I found a few things interesting about this. The calligraphy in Li’s name is actually quite good, which surprises me a lot. Even much later Chinese writing might be gobbledegook or just badly written. This is pretty good. The Yellow Kid usually had humorous ads in the background, and in this case they are for Li Hongzhang corsets. Maybe a reference to footbinding and ways of controlling female bodies? Of course one should not think the artist R.F. Outcault was too modern in his thinking. The main gag is that the Kid and Li are both Yellow.
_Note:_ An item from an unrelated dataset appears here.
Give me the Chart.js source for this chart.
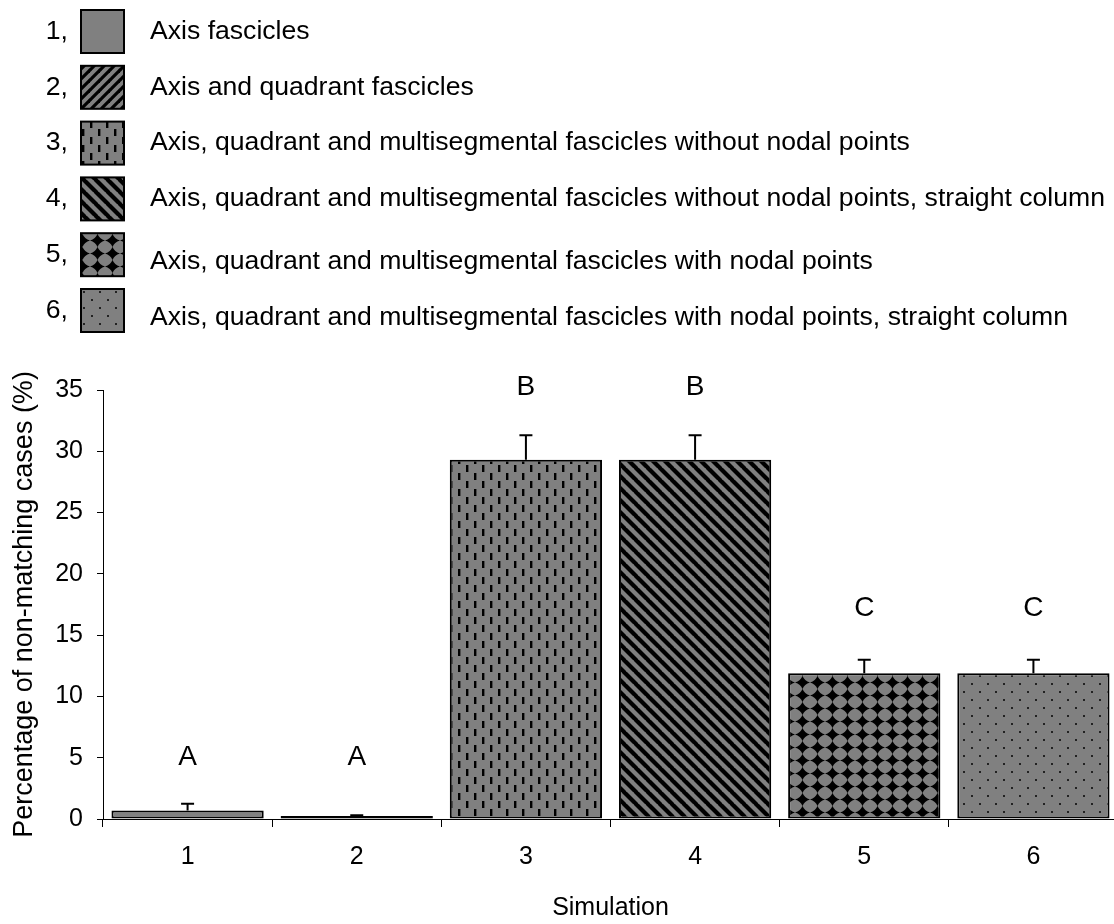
<!DOCTYPE html>
<html><head><meta charset="utf-8">
<script src="https://cdn.jsdelivr.net/npm/chart.js@4/dist/chart.umd.min.js"></script>
<style>html,body{margin:0;padding:0;overflow:hidden;background:#fff}
#wrap{width:1118px;height:924px}</style></head>
<body><div id="wrap"><canvas id="c" width="1118" height="924" style="width:1118px;height:924px"></canvas></div>
<script>
// ---- data ----
const categories = ['1', '2', '3', '4', '5', '6'];
const values = [0.7, 0.25, 29.3, 29.3, 11.9, 11.9];
const errors = [0.55, 0.05, 2.0, 2.0, 1.1, 1.1];
const groupLetters = ['A', 'A', 'B', 'B', 'C', 'C'];
const letterLevels = [5, 5, 35.2, 35.2, 17.2, 17.2];
const yTicks = [0, 5, 10, 15, 20, 25, 30, 35];
const legendNumbers = ['1,', '2,', '3,', '4,', '5,', '6,'];
const legendLabels = [
  'Axis fascicles',
  'Axis and quadrant fascicles',
  'Axis, quadrant and multisegmental fascicles without nodal points',
  'Axis, quadrant and multisegmental fascicles without nodal points, straight column',
  'Axis, quadrant and multisegmental fascicles with nodal points',
  'Axis, quadrant and multisegmental fascicles with nodal points, straight column'
];
const patternKinds = ['solid', 'fwd', 'dash', 'back', 'diamond', 'dots'];

// ---- patterns ----
const GRAY = '#808080';
function makePattern(kind) {
  if (kind === 'solid') return GRAY;
  const t = document.createElement('canvas');
  let w = 16, h = 16;
  if (kind === 'fwd') { w = h = 10; }
  if (kind === 'back') { w = h = 12; }
  if (kind === 'diamond') { w = 15; h = 13; }
  t.width = w; t.height = h;
  const g = t.getContext('2d');
  g.fillStyle = GRAY; g.fillRect(0, 0, w, h);
  g.fillStyle = '#000'; g.strokeStyle = '#000';
  if (kind === 'fwd') {
    g.lineWidth = 3.2;
    for (const k of [0, w, 2 * w]) { g.beginPath(); g.moveTo(k + 1, -1); g.lineTo(k - w - 1, w + 1); g.stroke(); }
  } else if (kind === 'back') {
    g.lineWidth = 4.2;
    for (const k of [-w, 0, w]) { g.beginPath(); g.moveTo(k - 1, -1); g.lineTo(k + w + 1, w + 1); g.stroke(); }
  } else if (kind === 'dash') {
    g.fillRect(2, 1, 2.4, 7);
    g.fillRect(10, 9, 2.4, 7);
  } else if (kind === 'diamond') {
    const cx = w / 2, cy = h / 2, rx = 7.6, ry = 6.6, k = 1.8;
    g.beginPath();
    g.moveTo(cx, cy - ry);
    g.quadraticCurveTo(cx + k, cy - k, cx + rx, cy);
    g.quadraticCurveTo(cx + k, cy + k, cx, cy + ry);
    g.quadraticCurveTo(cx - k, cy + k, cx - rx, cy);
    g.quadraticCurveTo(cx - k, cy - k, cx, cy - ry);
    g.fill();
  } else if (kind === 'dots') {
    g.fillStyle = '#222';
    g.fillRect(3, 3, 2, 2);
    g.fillRect(11, 11, 2, 2);
  }
  return g.createPattern(t, 'repeat');
}
const ctx = document.getElementById('c').getContext('2d');
const fills = patternKinds.map(makePattern);

const FONT = "'Liberation Sans', Arial, sans-serif";

// ---- plugins ----
const errorBars = {
  id: 'errorBars',
  afterDatasetsDraw(chart) {
    const c = chart.ctx, y = chart.scales.y;
    const meta = chart.getDatasetMeta(0);
    c.save();
    c.strokeStyle = '#000'; c.lineWidth = 2;
    meta.data.forEach((bar, i) => {
      const top = y.getPixelForValue(values[i] + errors[i]);
      const base = y.getPixelForValue(values[i]);
      c.beginPath();
      c.moveTo(bar.x, base); c.lineTo(bar.x, top);
      c.moveTo(bar.x - 6.5, top); c.lineTo(bar.x + 6.5, top);
      c.stroke();
    });
    c.fillStyle = '#000';
    c.font = '28px ' + FONT;
    c.textAlign = 'center'; c.textBaseline = 'middle';
    meta.data.forEach((bar, i) => {
      c.fillText(groupLetters[i], bar.x, y.getPixelForValue(letterLevels[i]));
    });
    c.restore();
  }
};
const legendBox = {
  id: 'legendBox',
  afterDraw(chart) {
    const c = chart.ctx;
    c.save();
    c.font = '26.6px ' + FONT;
    c.fillStyle = '#000';
    c.textBaseline = 'middle';
    for (let i = 0; i < legendLabels.length; i++) {
      const top = 10 + i * 55.8;
      const cy = top + 21.5;
      c.textAlign = 'right';
      c.fillStyle = '#000';
      c.fillText(legendNumbers[i], 68, cy);
      c.fillStyle = fills[i];
      c.fillRect(81, top, 43, 43);
      c.strokeStyle = '#000'; c.lineWidth = 2;
      c.strokeRect(81, top, 43, 43);
      c.textAlign = 'left';
      c.fillStyle = '#000';
      c.fillText(legendLabels[i], 150, cy + (i >= 4 ? 7 : 0));
    }
    c.restore();
  }
};

new Chart(ctx, {
  type: 'bar',
  data: {
    labels: categories,
    datasets: [{
      data: values,
      backgroundColor: fills,
      borderColor: '#000',
      borderWidth: 2,
      borderSkipped: false,
      categoryPercentage: 1,
      barPercentage: 0.9
    }]
  },
  options: {
    responsive: false,
    animation: false,
    events: [],
    layout: { padding: { top: 390, left: 0, right: 0, bottom: 0 } },
    plugins: { legend: { display: false }, tooltip: { enabled: false } },
    scales: {
      x: {
        afterFit(s) { s.height = 105; },
        grid: { drawOnChartArea: false, offset: true, tickLength: 8, color: '#000', lineWidth: 1 },
        border: { color: '#000', width: 1 },
        ticks: { color: '#000', font: { family: FONT, size: 25 }, padding: 15 },
        title: { display: true, text: 'Simulation', color: '#000', font: { family: FONT, size: 25 }, padding: { top: 0, bottom: 1 } }
      },
      y: {
        min: 0, max: 35,
        afterFit(s) { s.width = 103; },
        afterBuildTicks(s) { s.ticks = yTicks.map(v => ({ value: v })); },
        grid: { drawOnChartArea: false, tickLength: 6, color: '#000', lineWidth: 1 },
        border: { color: '#000', width: 1 },
        ticks: { color: '#000', font: { family: FONT, size: 25 }, padding: 14 },
        title: { display: true, text: 'Percentage of non-matching cases (%)', color: '#000', font: { family: FONT, size: 27 }, padding: { top: 8, bottom: 0 } }
      }
    }
  },
  plugins: [errorBars, legendBox]
});
</script>
</body></html>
Later he would describe the Kid as

this same infantile terror who falls of tenement roofs, plays with matches, chases Chinamen, gets nearly drowned twice a day, breaks windows, keeps his mother’s heart beating like a trip-hammer, and generally makes so much trouble and excitement that we wonder how there can be any left for us other mortals.1

So maybe not a real modern view, but a pretty interesting view of the Chinese in American popular culture.
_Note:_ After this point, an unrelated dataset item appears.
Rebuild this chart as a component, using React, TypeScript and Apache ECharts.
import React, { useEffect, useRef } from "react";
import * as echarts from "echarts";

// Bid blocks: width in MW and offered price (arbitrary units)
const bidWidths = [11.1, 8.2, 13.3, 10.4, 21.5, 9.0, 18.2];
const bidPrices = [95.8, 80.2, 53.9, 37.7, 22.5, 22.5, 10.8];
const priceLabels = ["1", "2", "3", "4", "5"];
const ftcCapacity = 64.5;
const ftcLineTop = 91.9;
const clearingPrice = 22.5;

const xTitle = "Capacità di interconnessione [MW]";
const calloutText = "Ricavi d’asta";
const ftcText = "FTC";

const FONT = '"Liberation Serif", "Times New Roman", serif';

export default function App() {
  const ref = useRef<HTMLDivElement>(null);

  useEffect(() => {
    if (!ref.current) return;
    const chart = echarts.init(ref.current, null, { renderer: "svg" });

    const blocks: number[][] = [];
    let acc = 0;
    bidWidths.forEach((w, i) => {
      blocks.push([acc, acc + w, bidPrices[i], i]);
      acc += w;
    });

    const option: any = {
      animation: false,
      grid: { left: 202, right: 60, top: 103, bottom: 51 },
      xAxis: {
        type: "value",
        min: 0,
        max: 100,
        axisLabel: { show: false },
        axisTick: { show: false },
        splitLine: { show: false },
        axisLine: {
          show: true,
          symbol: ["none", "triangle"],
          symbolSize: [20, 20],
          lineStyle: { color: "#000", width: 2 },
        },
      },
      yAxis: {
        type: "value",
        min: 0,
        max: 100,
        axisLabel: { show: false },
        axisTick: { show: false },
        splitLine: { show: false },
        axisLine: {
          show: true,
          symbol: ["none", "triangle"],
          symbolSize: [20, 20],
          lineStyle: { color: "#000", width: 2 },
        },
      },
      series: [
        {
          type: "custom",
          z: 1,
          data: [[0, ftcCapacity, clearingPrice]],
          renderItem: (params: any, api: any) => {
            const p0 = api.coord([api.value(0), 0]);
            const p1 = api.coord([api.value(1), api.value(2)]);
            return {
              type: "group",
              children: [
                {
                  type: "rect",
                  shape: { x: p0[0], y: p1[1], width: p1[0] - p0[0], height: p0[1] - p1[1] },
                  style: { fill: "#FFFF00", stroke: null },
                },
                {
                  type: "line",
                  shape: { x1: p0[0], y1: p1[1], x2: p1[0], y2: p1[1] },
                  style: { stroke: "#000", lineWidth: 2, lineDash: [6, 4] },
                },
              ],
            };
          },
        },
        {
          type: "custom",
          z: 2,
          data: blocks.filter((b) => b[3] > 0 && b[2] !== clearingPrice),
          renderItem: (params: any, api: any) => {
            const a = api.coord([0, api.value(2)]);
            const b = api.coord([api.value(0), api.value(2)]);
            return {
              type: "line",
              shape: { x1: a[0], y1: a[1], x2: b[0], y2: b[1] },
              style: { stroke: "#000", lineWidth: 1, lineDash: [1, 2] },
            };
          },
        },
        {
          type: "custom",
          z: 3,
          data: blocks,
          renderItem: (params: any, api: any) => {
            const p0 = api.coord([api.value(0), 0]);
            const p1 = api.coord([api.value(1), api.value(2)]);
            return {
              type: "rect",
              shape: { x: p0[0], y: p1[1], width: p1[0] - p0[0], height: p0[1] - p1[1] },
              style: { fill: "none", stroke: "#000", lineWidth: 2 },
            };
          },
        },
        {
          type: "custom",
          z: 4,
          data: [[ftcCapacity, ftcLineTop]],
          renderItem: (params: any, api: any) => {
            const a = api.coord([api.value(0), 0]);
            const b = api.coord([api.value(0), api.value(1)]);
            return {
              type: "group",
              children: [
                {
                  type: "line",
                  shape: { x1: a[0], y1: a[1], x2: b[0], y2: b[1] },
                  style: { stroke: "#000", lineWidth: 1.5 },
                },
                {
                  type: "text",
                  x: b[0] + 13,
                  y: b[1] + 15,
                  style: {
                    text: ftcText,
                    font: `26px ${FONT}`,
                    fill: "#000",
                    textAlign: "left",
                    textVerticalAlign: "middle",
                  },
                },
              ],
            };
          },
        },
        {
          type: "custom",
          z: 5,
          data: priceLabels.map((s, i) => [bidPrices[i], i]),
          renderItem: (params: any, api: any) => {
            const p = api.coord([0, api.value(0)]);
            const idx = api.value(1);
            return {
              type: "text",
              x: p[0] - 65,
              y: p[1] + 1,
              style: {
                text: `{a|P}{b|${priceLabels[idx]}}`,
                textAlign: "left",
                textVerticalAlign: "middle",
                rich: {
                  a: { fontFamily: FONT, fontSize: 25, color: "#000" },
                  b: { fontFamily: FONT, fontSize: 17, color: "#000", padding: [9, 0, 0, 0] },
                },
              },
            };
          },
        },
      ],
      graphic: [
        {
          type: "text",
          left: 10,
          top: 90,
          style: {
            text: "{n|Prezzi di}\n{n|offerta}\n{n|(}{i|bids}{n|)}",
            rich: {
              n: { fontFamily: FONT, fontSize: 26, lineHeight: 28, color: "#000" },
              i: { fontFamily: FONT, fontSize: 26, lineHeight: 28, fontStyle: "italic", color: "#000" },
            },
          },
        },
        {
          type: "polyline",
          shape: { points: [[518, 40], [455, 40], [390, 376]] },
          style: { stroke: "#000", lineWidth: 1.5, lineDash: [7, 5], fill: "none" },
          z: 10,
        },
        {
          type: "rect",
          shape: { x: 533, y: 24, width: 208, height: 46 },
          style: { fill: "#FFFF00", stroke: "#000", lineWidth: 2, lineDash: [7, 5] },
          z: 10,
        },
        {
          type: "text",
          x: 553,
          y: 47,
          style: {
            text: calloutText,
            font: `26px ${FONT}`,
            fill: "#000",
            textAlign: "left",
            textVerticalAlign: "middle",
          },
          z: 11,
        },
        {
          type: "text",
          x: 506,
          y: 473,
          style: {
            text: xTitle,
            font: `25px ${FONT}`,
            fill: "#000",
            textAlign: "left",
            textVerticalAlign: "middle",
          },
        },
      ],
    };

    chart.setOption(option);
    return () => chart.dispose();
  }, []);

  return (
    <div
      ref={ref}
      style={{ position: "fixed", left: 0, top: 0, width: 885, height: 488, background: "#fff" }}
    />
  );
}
  1. Outcault, Richard Felton. R.F. Outcault’s the Yellow Kid: A Centennial Celebration of the Kid Who Started the Comics. First Edition. Kitchen Sink Pr (Nrt), 1995. p.146  

3 Comments

  1. Fantastic image: I wish the resolution was great enough to read all the smaller text (not your fault; I went back to the image source). I’m particularly curious about the dog standing on its tail in the right front row…

  2. Li made quite an impression on Americans, in spite of the fact that he lobbied them to end the recently enacted Chinese Exclusion Laws. He caught the popular imagination so much that the Chinese restaurant owners played up to the idea that Li was somehow involved with the invention of Chop Suey. One legend held that Li invented it himself, another that his cook invented it, and still another that a local restaurant invented it when Li strolled in late at night. All nonsense, of course, but very useful in casting a romantic aura around Chop Suey, which was actually just a simple village dish from Toisan.